DESCRIPTION OF THE TASK
For this exercise, repeat all of the material verbatim apart from its images.

----------

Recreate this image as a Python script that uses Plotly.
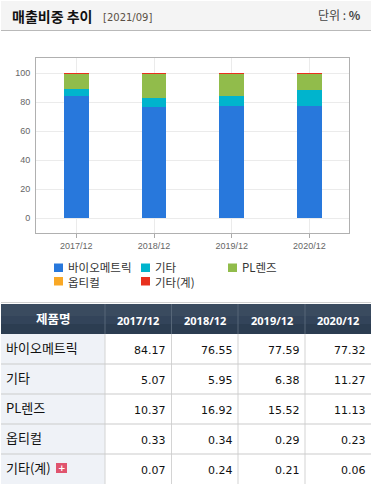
import plotly.graph_objects as go

W, H = 372, 484
periods = ["2017/12", "2018/12", "2019/12", "2020/12"]
products = ["바이오메트릭", "기타", "PL렌즈", "옵티컬", "기타(계)"]
biometric = [84.17, 76.55, 77.59, 77.32]
etc = [5.07, 5.95, 6.38, 11.27]
pl_lens = [10.37, 16.92, 15.52, 11.13]
optical = [0.33, 0.34, 0.29, 0.23]
etc_total = [0.07, 0.24, 0.21, 0.06]
series = [biometric, etc, pl_lens, optical, etc_total]
colors = ["#2878dc", "#00b4cd", "#91bc4b", "#f9a825", "#e8301e"]
y_ticks = [0, 20, 40, 60, 80, 100]

KR = "Noto Sans CJK KR"
NUM = "DejaVu Sans"

fig = go.Figure()
for name, vals, c in zip(products, series, colors):
    fig.add_bar(x=periods, y=vals, name=name, marker=dict(color=c, line=dict(width=0)),
                width=0.32, showlegend=False)

shapes, ann = [], []


def px(x):
    return x / W


def py(y):
    return 1 - y / H


def rect(x0, y0, x1, y1, fill, layer="below"):
    shapes.append(dict(type="rect", xref="paper", yref="paper", x0=px(x0), x1=px(x1),
                       y0=py(y1), y1=py(y0), fillcolor=fill, line=dict(width=0), layer=layer))


def text(x, y, s, size, color, anchor="left", family=KR, bold=False):
    ann.append(dict(xref="paper", yref="paper", x=px(x), y=py(y), text=f"<b>{s}</b>" if bold else s,
                    showarrow=False, xanchor=anchor, yanchor="middle",
                    font=dict(size=size, color=color, family=family), borderpad=0, borderwidth=0,
                    align="left"))


# title strip
rect(1, 1, W - 1, 30, "#f4f4f4")
rect(1, 30, W - 1, 31, "#b9b9b9")
text(12, 16, "매출비중 추이", 14, "#111111", bold=True)
text(103.5, 17, "[2021/09]", 10, "#5a5046", family=NUM)
text(361, 15, "단위 : <b>%</b>", 12, "#444444", anchor="right")

# legend: swatches, then one two-line label per column so the rows keep the tight spacing
legend_pos = [(54, 267.5), (141, 267.5), (228, 267.5), (54, 281), (141, 281)]
for c, (lx, ly) in zip(colors, legend_pos):
    rect(lx, ly - 4, lx + 9, ly + 4.5, c)
text(54 + 14, 274, f"{products[0]}<br>{products[3]}", 11.5, "#333333")
text(141 + 14, 274, f"{products[1]}<br>{products[4]}", 11.5, "#333333")
text(228 + 14, 267, products[2], 11.5, "#333333")

# table
col_edges = [1, 105, 171.5, 238, 305, 371]
head_top, head_bot = 304, 334
row_edges = [334, 364, 394, 424, 454, 484]

rect(1, 302, 371, 303, "#d0d0d0")
rect(1, head_top, 371, head_bot, "#2c3d51")
rect(1, head_top, 371, head_top + 12, "#3a4b5f")
rect(1, head_top + 12, 371, head_top + 20, "#33445a")
rect(1, row_edges[0], col_edges[1], H, "#eff2f7")
for xe in col_edges[1:-1]:
    rect(xe - 0.5, head_top, xe + 0.5, head_bot, "#566678")
    rect(xe - 0.5, head_bot, xe + 0.5, H, "#d4d4d4")
for ye in row_edges[1:-1]:
    rect(1, ye - 0.5, 371, ye + 0.5, "#cccccc")

text((col_edges[0] + col_edges[1]) / 2, 318, "제품명", 12.5, "#ffffff", anchor="center", bold=True)
for i, p in enumerate(periods):
    text((col_edges[i + 1] + col_edges[i + 2]) / 2, 320, p, 11, "#ffffff", anchor="center", family="Noto Sans", bold=True)
for r, name in enumerate(products):
    cy = (row_edges[r] + row_edges[r + 1]) / 2
    text(6, cy - 2, name, 13, "#111111")
    for c in range(4):
        text(col_edges[c + 2] - 5.5, cy + 1, f"{series[r][c]:.2f}", 11, "#111111", anchor="right", family=NUM)

# plus icon
rect(56, 463, 67, 473, "#e0546e")
text(61.5, 467.5, "+", 9, "#ffffff", anchor="center", family=NUM, bold=True)

fig.update_layout(
    width=W, height=H, autosize=False, barmode="stack",
    margin=dict(l=0, r=0, t=0, b=0), paper_bgcolor="#ffffff", plot_bgcolor="#ffffff",
    shapes=shapes, annotations=ann,
    xaxis=dict(domain=[36 / W, 349 / W], type="category", categoryorder="array", categoryarray=periods,
               range=[-0.519, 3.51],
               showgrid=True, gridcolor="#ebebeb", gridwidth=1,
               ticks="outside", ticklen=4, tickcolor="#aaaaaa",
               tickfont=dict(size=9, color="#666666", family="Liberation Sans"),
               showline=True, linecolor="#b0b0b0", linewidth=1, mirror=True, zeroline=False),
    yaxis=dict(domain=[1 - 233 / H, 1 - 58 / H], range=[-10.2, 110.4], tickvals=y_ticks,
               showgrid=True, gridcolor="#ebebeb", gridwidth=1, ticks="",
               ticklabelstandoff=3,
               tickfont=dict(size=9, color="#666666", family="Liberation Sans"),
               showline=True, linecolor="#b0b0b0", linewidth=1, mirror=True, zeroline=False),
)

fig.write_html("out.html", config=dict(displayModeBar=False),
               post_script="document.body.style.margin='0';document.documentElement.style.overflow='hidden';")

----------

ANSWER IN FULL
Recreate this image as a Python script that uses Plotly.
import plotly.graph_objects as go

W, H = 372, 484
periods = ["2017/12", "2018/12", "2019/12", "2020/12"]
products = ["바이오메트릭", "기타", "PL렌즈", "옵티컬", "기타(계)"]
biometric = [84.17, 76.55, 77.59, 77.32]
etc = [5.07, 5.95, 6.38, 11.27]
pl_lens = [10.37, 16.92, 15.52, 11.13]
optical = [0.33, 0.34, 0.29, 0.23]
etc_total = [0.07, 0.24, 0.21, 0.06]
series = [biometric, etc, pl_lens, optical, etc_total]
colors = ["#2878dc", "#00b4cd", "#91bc4b", "#f9a825", "#e8301e"]
y_ticks = [0, 20, 40, 60, 80, 100]

KR = "Noto Sans CJK KR"
NUM = "DejaVu Sans"

fig = go.Figure()
for name, vals, c in zip(products, series, colors):
    fig.add_bar(x=periods, y=vals, name=name, marker=dict(color=c, line=dict(width=0)),
                width=0.32, showlegend=False)

shapes, ann = [], []


def px(x):
    return x / W


def py(y):
    return 1 - y / H


def rect(x0, y0, x1, y1, fill, layer="below"):
    shapes.append(dict(type="rect", xref="paper", yref="paper", x0=px(x0), x1=px(x1),
                       y0=py(y1), y1=py(y0), fillcolor=fill, line=dict(width=0), layer=layer))


def text(x, y, s, size, color, anchor="left", family=KR, bold=False):
    ann.append(dict(xref="paper", yref="paper", x=px(x), y=py(y), text=f"<b>{s}</b>" if bold else s,
                    showarrow=False, xanchor=anchor, yanchor="middle",
                    font=dict(size=size, color=color, family=family), borderpad=0, borderwidth=0,
                    align="left"))


# title strip
rect(1, 1, W - 1, 30, "#f4f4f4")
rect(1, 30, W - 1, 31, "#b9b9b9")
text(12, 16, "매출비중 추이", 14, "#111111", bold=True)
text(103.5, 17, "[2021/09]", 10, "#5a5046", family=NUM)
text(361, 15, "단위 : <b>%</b>", 12, "#444444", anchor="right")

# legend: swatches, then one two-line label per column so the rows keep the tight spacing
legend_pos = [(54, 267.5), (141, 267.5), (228, 267.5), (54, 281), (141, 281)]
for c, (lx, ly) in zip(colors, legend_pos):
    rect(lx, ly - 4, lx + 9, ly + 4.5, c)
text(54 + 14, 274, f"{products[0]}<br>{products[3]}", 11.5, "#333333")
text(141 + 14, 274, f"{products[1]}<br>{products[4]}", 11.5, "#333333")
text(228 + 14, 267, products[2], 11.5, "#333333")

# table
col_edges = [1, 105, 171.5, 238, 305, 371]
head_top, head_bot = 304, 334
row_edges = [334, 364, 394, 424, 454, 484]

rect(1, 302, 371, 303, "#d0d0d0")
rect(1, head_top, 371, head_bot, "#2c3d51")
rect(1, head_top, 371, head_top + 12, "#3a4b5f")
rect(1, head_top + 12, 371, head_top + 20, "#33445a")
rect(1, row_edges[0], col_edges[1], H, "#eff2f7")
for xe in col_edges[1:-1]:
    rect(xe - 0.5, head_top, xe + 0.5, head_bot, "#566678")
    rect(xe - 0.5, head_bot, xe + 0.5, H, "#d4d4d4")
for ye in row_edges[1:-1]:
    rect(1, ye - 0.5, 371, ye + 0.5, "#cccccc")

text((col_edges[0] + col_edges[1]) / 2, 318, "제품명", 12.5, "#ffffff", anchor="center", bold=True)
for i, p in enumerate(periods):
    text((col_edges[i + 1] + col_edges[i + 2]) / 2, 320, p, 11, "#ffffff", anchor="center", family="Noto Sans", bold=True)
for r, name in enumerate(products):
    cy = (row_edges[r] + row_edges[r + 1]) / 2
    text(6, cy - 2, name, 13, "#111111")
    for c in range(4):
        text(col_edges[c + 2] - 5.5, cy + 1, f"{series[r][c]:.2f}", 11, "#111111", anchor="right", family=NUM)

# plus icon
rect(56, 463, 67, 473, "#e0546e")
text(61.5, 467.5, "+", 9, "#ffffff", anchor="center", family=NUM, bold=True)

fig.update_layout(
    width=W, height=H, autosize=False, barmode="stack",
    margin=dict(l=0, r=0, t=0, b=0), paper_bgcolor="#ffffff", plot_bgcolor="#ffffff",
    shapes=shapes, annotations=ann,
    xaxis=dict(domain=[36 / W, 349 / W], type="category", categoryorder="array", categoryarray=periods,
               range=[-0.519, 3.51],
               showgrid=True, gridcolor="#ebebeb", gridwidth=1,
               ticks="outside", ticklen=4, tickcolor="#aaaaaa",
               tickfont=dict(size=9, color="#666666", family="Liberation Sans"),
               showline=True, linecolor="#b0b0b0", linewidth=1, mirror=True, zeroline=False),
    yaxis=dict(domain=[1 - 233 / H, 1 - 58 / H], range=[-10.2, 110.4], tickvals=y_ticks,
               showgrid=True, gridcolor="#ebebeb", gridwidth=1, ticks="",
               ticklabelstandoff=3,
               tickfont=dict(size=9, color="#666666", family="Liberation Sans"),
               showline=True, linecolor="#b0b0b0", linewidth=1, mirror=True, zeroline=False),
)

fig.write_html("out.html", config=dict(displayModeBar=False),
               post_script="document.body.style.margin='0';document.documentElement.style.overflow='hidden';")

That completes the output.